These 2 parks weren’t even on our list of stops. We had grand hopes of entering the lottery to see The Wave, a surreal, gorgeous sandstone rock formation in the Paria Canyon – Vermillion Cliffs Wilderness. When else would we be driving in this remote area? It seemed sacrilegious to not try, which is why Zion and Bryce didn’t fit into our itinerary. But we hadn’t considered all the factors involved… luckily, Lake Powell brought those factors to the forefront before we got in to deep.

After buying a few supplies in Flagstaff, AZ and unexpectedly running into some friends from Tucson, we headed towards Lake Powell intent on an afternoon toe dip before heading to our next campsite. We had spent a weekend at Lake Powell a few years ago when they had a music festival (rumor is that the small town of Page was not supportive of the festival, or rather, actively plotted against it). It was a gorgeous setting for a festival, and we had always planned to go back. We waited for festival promoters to sort out the issues with the town, but it never happened, and there was never another festival. So this was our chance to revisit, sans festival, of course.

Unfortunately, it was 2pm by the time we reached the lake. We knew it would be hot – that’s what the water is for right?! But we hadn’t planned on having to traverse 100+ yards of scorching rock and sand to reach the water. Perhaps we stopped at the wrong spot, but we didn’t really have time to veer too far from our route. And Domino’s paws were no match for the heat. We walked halfway down to the water and snapped a few photos before half-running with her back up to the car so that her paws wouldn’t burn.


Disheartened, we got back on the road, realizing that hiking out to The Wave with our 10 year old dog was a dangerous idea. Even if we hiked early in the day, we didn’t know how long it would take or how Domino’s feet would hold up. (Unfortunately, we never did get her hiking boots to work – while it’s hilarious to watch her hop around in them, none of  the sizes ever seemed to fit her well enough for her to actually hike in them. We even bought some socks hoping those would help the boots stay on. But no such luck.) So we gave up our dream of going to The Wave, comforting ourselves with the idea that it was super unlikely that we would have won the lottery anyhow.

Now we needed a new plan. And since we were heading straight past Zion and Bryce, we added them to the itinerary.

We camped for 2 nights in Dixie National Forest at Duck Creek Campground which is high up on a mountain nestled between the 2 national parks. If we would have had more time, it seemed like there was a lot to explore in the national forest as well.

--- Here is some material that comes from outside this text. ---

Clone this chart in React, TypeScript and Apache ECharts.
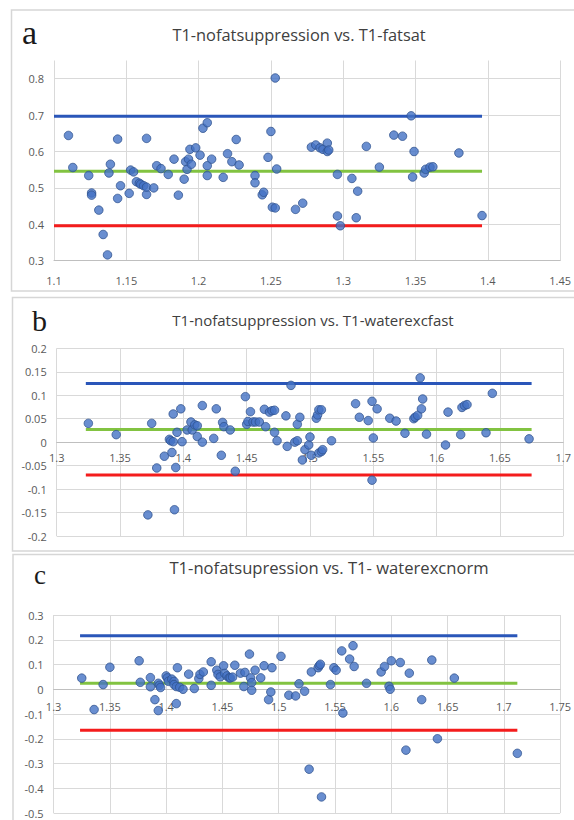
import React, { useEffect, useRef } from "react";
import * as echarts from "echarts";

// ---------- Panel a: T1-nofatsuppression vs. T1-fatsat ----------
const aX = [1.110,1.113,1.124,1.126,1.126,1.131,1.134,1.137,1.138,1.139,1.144,1.144,1.146,1.152,1.153,1.155,1.157,1.159,1.160,1.162,1.164,1.164,1.164,1.169,1.171,1.174,1.179,1.183,1.186,1.190,1.191,1.193,1.192,1.195,1.194,1.198,1.201,1.203,1.206,1.206,1.206,1.209,1.217,1.220,1.223,1.226,1.228,1.239,1.239,1.244,1.245,1.248,1.250,1.251,1.253,1.253,1.254,1.267,1.272,1.278,1.281,1.284,1.286,1.289,1.289,1.290,1.296,1.296,1.298,1.306,1.310,1.309,1.316,1.325,1.335,1.341,1.347,1.349,1.348,1.356,1.357,1.360,1.362,1.380,1.396];
const aY = [0.644,0.556,0.534,0.486,0.480,0.439,0.372,0.316,0.541,0.565,0.471,0.634,0.506,0.485,0.549,0.544,0.517,0.513,0.510,0.506,0.482,0.502,0.636,0.500,0.561,0.553,0.537,0.579,0.480,0.524,0.572,0.579,0.551,0.565,0.606,0.610,0.590,0.664,0.679,0.561,0.534,0.579,0.529,0.594,0.572,0.633,0.563,0.534,0.514,0.481,0.488,0.584,0.655,0.447,0.445,0.802,0.552,0.441,0.458,0.612,0.618,0.610,0.606,0.623,0.600,0.604,0.537,0.423,0.396,0.526,0.491,0.418,0.614,0.557,0.645,0.642,0.698,0.600,0.530,0.541,0.551,0.557,0.558,0.596,0.424];
const aLimits = [0.697, 0.546, 0.396]; // upper, mean, lower
const aRange = [1.1, 1.396];

// ---------- Panel b: T1-nofatsuppression vs. T1-waterexcfast ----------
const bX = [1.325,1.347,1.372,1.375,1.379,1.385,1.389,1.390,1.392,1.391,1.392,1.393,1.394,1.395,1.398,1.399,1.403,1.406,1.407,1.409,1.411,1.411,1.415,1.415,1.424,1.426,1.430,1.431,1.432,1.437,1.441,1.449,1.450,1.451,1.453,1.455,1.457,1.460,1.464,1.465,1.468,1.470,1.472,1.472,1.474,1.481,1.482,1.485,1.488,1.490,1.490,1.492,1.494,1.496,1.499,1.500,1.501,1.505,1.506,1.507,1.509,1.507,1.509,1.510,1.517,1.536,1.539,1.546,1.549,1.549,1.550,1.553,1.563,1.568,1.575,1.582,1.583,1.585,1.587,1.588,1.589,1.592,1.607,1.609,1.619,1.620,1.622,1.624,1.639,1.644,1.673];
const bY = [0.040,0.016,-0.155,0.040,-0.055,-0.030,0.006,0.003,0.001,-0.022,0.060,-0.144,-0.054,0.021,0.071,0.001,0.026,0.043,0.026,0.037,0.035,0.012,0.078,0.000,0.008,0.071,-0.028,0.042,0.033,0.026,-0.062,0.097,0.038,0.044,0.065,0.043,0.043,0.043,0.070,0.033,0.064,0.067,0.068,0.021,0.003,0.056,-0.009,0.121,0.000,0.003,0.038,0.053,-0.038,-0.016,-0.006,0.011,-0.028,0.051,0.058,0.069,0.069,-0.023,-0.020,-0.016,0.003,0.082,0.053,0.046,-0.081,0.087,0.009,0.071,0.051,0.045,0.019,0.050,0.053,0.057,0.137,0.071,0.092,0.017,-0.006,0.064,0.016,0.074,0.078,0.080,0.020,0.104,0.007];
const bLimits = [0.125, 0.027, -0.070];
const bRange = [1.323, 1.675];

// ---------- Panel c: T1-nofatsupression vs. T1- waterexcnorm ----------
const cX = [1.325,1.336,1.344,1.350,1.376,1.377,1.386,1.386,1.390,1.393,1.393,1.394,1.395,1.400,1.401,1.402,1.405,1.407,1.407,1.409,1.410,1.409,1.412,1.415,1.420,1.425,1.429,1.430,1.433,1.440,1.440,1.445,1.446,1.448,1.451,1.452,1.454,1.456,1.457,1.459,1.461,1.466,1.469,1.470,1.474,1.475,1.476,1.476,1.479,1.484,1.487,1.491,1.493,1.494,1.502,1.509,1.515,1.518,1.523,1.527,1.529,1.535,1.536,1.537,1.538,1.546,1.549,1.551,1.556,1.557,1.563,1.566,1.567,1.578,1.591,1.594,1.598,1.599,1.600,1.608,1.613,1.616,1.627,1.636,1.641,1.656,1.712];
const cY = [0.045,-0.082,0.019,0.089,0.115,0.028,0.047,0.010,-0.042,-0.086,0.024,0.016,0.007,0.054,0.046,0.032,0.041,0.032,0.019,-0.058,0.087,0.011,0.008,0.000,0.061,0.003,0.043,0.060,0.070,0.016,0.111,0.077,0.060,0.050,0.095,0.064,0.054,0.046,0.046,0.049,0.097,0.065,0.011,0.068,0.142,0.046,0.027,-0.004,0.077,0.046,0.095,-0.042,-0.011,0.087,0.133,-0.024,-0.027,0.022,-0.008,-0.323,0.070,0.087,0.095,0.101,-0.435,0.019,0.087,0.077,0.155,-0.096,0.122,0.176,0.092,0.024,0.070,0.092,0.012,0.000,0.115,0.108,-0.246,0.065,-0.042,0.118,-0.200,0.045,-0.259];
const cLimits = [0.216, 0.024, -0.166];
const cRange = [1.3235, 1.712];

const titles = [
  "T1-nofatsuppression vs. T1-fatsat",
  "T1-nofatsuppression vs. T1-waterexcfast",
  "T1-nofatsupression vs. T1- waterexcnorm",
];
const panelLetters = ["a", "b", "c"];

const LINE_COLORS = ["#2a56b9", "#82c341", "#f41c1c"];
const GRID_COLOR = "#d9d9d9";
const AXIS_COLOR = "#bfbfbf";
const LABEL_COLOR = "#595959";
const FONT = "'Open Sans', 'Noto Sans', sans-serif";

const fmt = (v: number) => String(Math.round(v * 100) / 100);

function pairs(xs: number[], ys: number[]) {
  return xs.map((x, i) => [x, ys[i]]);
}

export default function App() {
  const ref = useRef<HTMLDivElement>(null);

  useEffect(() => {
    if (!ref.current) return;
    const chart = echarts.init(ref.current, undefined, { renderer: "svg" });

    const grids = [
      { left: 54, top: 60.5, width: 507.7, height: 200.2 },
      { left: 56.7, top: 348.3, width: 509.3, height: 187.7 },
      { left: 53.6, top: 615, width: 507.4, height: 198 },
    ];
    const xDefs = [
      { min: 1.1, max: 1.45, interval: 0.05 },
      { min: 1.3, max: 1.7, interval: 0.05 },
      { min: 1.3, max: 1.75, interval: 0.05 },
    ];
    const yDefs = [
      { min: 0.3, max: 0.85, interval: 0.1 },
      { min: -0.2, max: 0.2, interval: 0.05 },
      { min: -0.5, max: 0.3, interval: 0.1 },
    ];
    const xLabelMargins = [14, 10, 12];
    const datasets = [
      { pts: pairs(aX, aY), lim: aLimits, rng: aRange },
      { pts: pairs(bX, bY), lim: bLimits, rng: bRange },
      { pts: pairs(cX, cY), lim: cLimits, rng: cRange },
    ];

    const axisLabel = { color: LABEL_COLOR, fontSize: 11, fontFamily: FONT, formatter: fmt };

    // x axis crosses at y = 0 when the y range includes zero (Excel style)
    const zeroOffset = (i: number) => {
      const d = yDefs[i];
      if (d.min >= 0 || d.max <= 0) return 0;
      return -grids[i].height * ((0 - d.min) / (d.max - d.min));
    };

    const xAxis = xDefs.map((d, i) => ({
      type: "value",
      gridIndex: i,
      position: "bottom",
      offset: zeroOffset(i),
      min: d.min,
      max: d.max,
      interval: d.interval,
      axisLine: { show: true, onZero: false, lineStyle: { color: AXIS_COLOR, width: 1 } },
      axisTick: { show: false },
      axisLabel: { ...axisLabel, margin: xLabelMargins[i] },
      splitLine: { show: true, lineStyle: { color: GRID_COLOR, width: 1 } },
    }));
    const yAxis = yDefs.map((d, i) => ({
      type: "value",
      gridIndex: i,
      min: d.min,
      max: d.max,
      interval: d.interval,
      axisLine: { show: false, onZero: false },
      axisTick: { show: false },
      axisLabel: { ...axisLabel, margin: 10, showMaxLabel: i !== 0 },
      splitLine: { show: true, showMaxLine: i !== 0, lineStyle: { color: GRID_COLOR, width: 1 } },
    }));

    const series: any[] = [];
    datasets.forEach((ds, i) => {
      ds.lim.forEach((v, k) => {
        series.push({
          type: "line",
          xAxisIndex: i,
          yAxisIndex: i,
          data: [
            [ds.rng[0], v],
            [ds.rng[1], v],
          ],
          showSymbol: false,
          symbol: "none",
          lineStyle: { color: LINE_COLORS[k], width: 3 },
          z: 2,
          silent: true,
        });
      });
      series.push({
        type: "scatter",
        xAxisIndex: i,
        yAxisIndex: i,
        data: ds.pts,
        symbol: "circle",
        symbolSize: 8.5,
        itemStyle: { color: "#4472c4", borderColor: "#2f528f", borderWidth: 1 },
        z: 3,
      });
    });

    const boxes = [
      { x: 11.5, y: 10, h: 281 },
      { x: 12.5, y: 297.5, h: 253.5 },
      { x: 13, y: 554.5, h: 300 },
    ];
    const titlePos = [
      { x: 299, y: 34, size: 16.4 },
      { x: 313, y: 320, size: 15 },
      { x: 329, y: 567, size: 16.6 },
    ];
    const letterPos = [
      { x: 22, y: 32, size: 34 },
      { x: 32, y: 320, size: 30 },
      { x: 34, y: 575, size: 27 },
    ];

    const graphic: any[] = [];
    boxes.forEach((b) => {
      graphic.push({
        type: "rect",
        shape: { x: b.x, y: b.y, width: 600, height: b.h },
        style: { fill: "none", stroke: "#d6d6d6", lineWidth: 1.5 },
        silent: true,
        z: -1,
      });
    });
    titles.forEach((t, i) => {
      graphic.push({
        type: "text",
        x: titlePos[i].x,
        y: titlePos[i].y,
        style: {
          text: t,
          fill: "#404040",
          font: `${titlePos[i].size}px ${FONT}`,
          align: "center",
          verticalAlign: "middle",
        },
      });
      graphic.push({
        type: "text",
        x: letterPos[i].x,
        y: letterPos[i].y,
        style: {
          text: panelLetters[i],
          fill: "#1a1a1a",
          font: `${letterPos[i].size}px 'Liberation Serif', 'DejaVu Serif', serif`,
          align: "left",
          verticalAlign: "middle",
        },
      });
    });

    chart.setOption({
      animation: false,
      backgroundColor: "#ffffff",
      grid: grids,
      xAxis,
      yAxis,
      series,
      graphic,
    });

    return () => chart.dispose();
  }, []);

  return (
    <div
      ref={ref}
      style={{ position: "absolute", left: 0, top: 0, width: 574, height: 820, background: "#fff" }}
    />
  );
}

Our plan was to get up early and drive into Zion where we would take turns hiking the Canyon Overlook Trail. What actually happened, though, was that we nearly froze and hardly slept throughout the night. So, of course, when the sun came up and we were finally sleeping, we had no interest in getting up. We didn’t make it to Zion until 10, which is right when everyone else is getting there. Zion is a very busy park in the summer, and there are only a tiny number of parking spots at the Canyon Overlook Trailhead. So we had to pass it by.

The drive through Zion was gorgeous, but it was difficult to enjoy the park due to a lack of parking. There were not any parking spots available in the park. Most people can park at the visitor center just outside the park and take the shuttle, but pets are not allowed on the shuttle, so our choices were limited. Additionally, it was HOT – nearing 100 degrees. We decided to walk Domino on the one pet-friendly trail near the visitor center which took us along a stream. The smart people (mostly from the campground, I think) were already in the water. And we decided to be smart and join them. It was mostly shaded and was a perfect hangout spot in the heat.

We took a different route back to our campsite, so we actually don’t have many pictures of the magnificent canyon. You will have to go for yourself and take your own pictures. 🙂 Just make sure to get there early.

The next day, we arrived at Bryce National Park at 9:30, just before the rush at 10. C and I decided to split up since Domino isn’t allowed on the trails. I dropped C off at Sunset Point to check out the Navajo loop trail. Meanwhile, I continued up the road to various overlooks. C didn’t think the 1.3 mile trail down into the hoodoos was worth the steep climb back up, but I think he got some great photos!